By Jonathan Saul
JERUSALEM (Reuters) – Israel’s settlers are closely watching the U.S. election, a leader of the community said, expressing confidence that if Donald Trump wins he will lift what they see as illegitimate sanctions imposed on some of them for attacks on Palestinians.
As much of the world’s attention has focused on the war in Gaza, growing violence by Israeli settlers against Palestinians in the West Bank and land grabs in the occupied territory have raised concern among some of Israel’s Western allies.
Washington and others have imposed asset freezes and banking restrictions on violent settlers, outposts and groups and urged Israel to do more to stop attacks they say undermine efforts to end the conflict.
Israel Ganz, chairman of the main Yesha settler council who has close ties with Prime Minister Benjamin Netanyahu, described the sanctions as interference in Israel’s legal system that would ultimately cause problems for the government.
“If Trump takes the election, there will be no sanctions,” he told Reuters in an interview. “If Trump loses the election, we will in the state of Israel … have a problem with sanctions that the government over here has to deal with.”
Asked about the sanctions, a spokesperson for Netanyahu’s office declined to comment, while senior Trump campaign advisor Brian Hughes said “only President Trump will restore peace and stability in the Middle East for all people”.
Most countries deem Jewish settlements built on land Israel captured in the 1967 Middle East war illegal under international law and say their expansion blocks the only path to lasting peace – a viable Palestinian state alongside a secure Israel.
In 2019, the then-Trump administration abandoned the long-held U.S. position that the settlements are illegal before it was restored by President Joe Biden.
Ganz said the sanctions on settlers are unfair, because they are not matched by those on violent Palestinians, although Washington has tightened long-standing sanctions on Palestinian militant groups since the Oct. 7 Hamas-led attack on Israel.
“The sanctions hurt families and farms,” Ganz said, referring to agricultural settlement communities in the West Bank. Palestinians say such communities have already taken the best land from them and are set on taking more.
Twenty Palestinians were killed this year in attacks by settlers, according to a Palestinian Authority-affiliated organisation, among hundreds of Palestinians and dozens of Israelis reported killed in the West Bank by each side as Israel conducts raids against militants.
Both tolls include civilians and those engaged in combat.
Vice President and Democratic presidential candidate Kamala Harris has said extremist settlers should be held accountable for violent acts while also emphasizing that Israel has a right to defend itself against attacks. Her campaign team did not respond to a request for comment on Ganz’s statements.
Ganz heads the Yesha Council, which has overall responsibility for more than 500,000 people living in settlements – just over 5% of Israel’s population. That number has jumped from around 374,000 in 2013, Yesha data showed.
Many settlers believe Jews have a God-given right to live in territory they call by the biblical name Judea and Samaria.

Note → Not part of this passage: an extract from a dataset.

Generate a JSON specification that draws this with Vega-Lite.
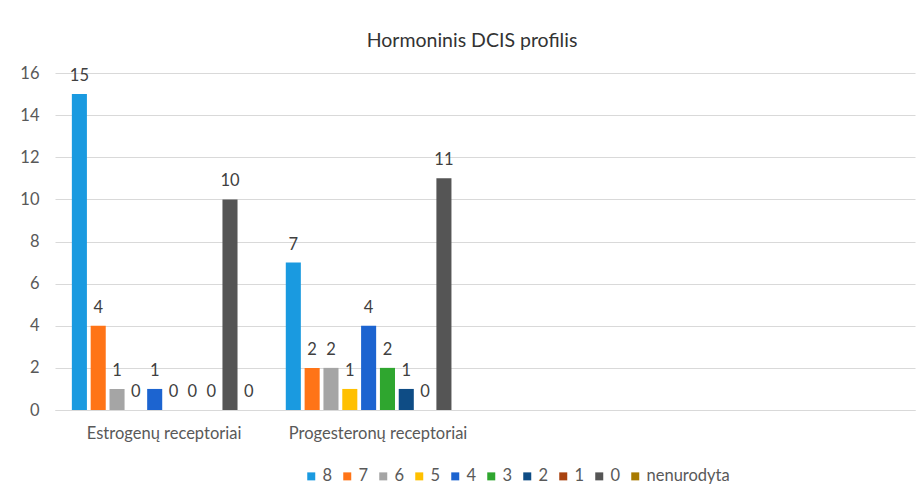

Some in Israel’s ruling coalition, the most far-right in its history, support expansion of settlements and ultimately the annexation of the majority Palestinian territory.
Britain said earlier this month it was considering sanctions on Israel’s most powerful hardline public figures, Finance Minister Bezalel Smotrich and National Security Minister Itamar Ben-Gvir, after they reportedly said violent settlers were heroes and that starving Palestinians might be justified. Smotrich has said the comments were taken out of context.
Ganz said countries had no right to meddle in Israel’s democracy.
“When you sanction ministers, you mean you change the election (results) here. You change what the people here want.”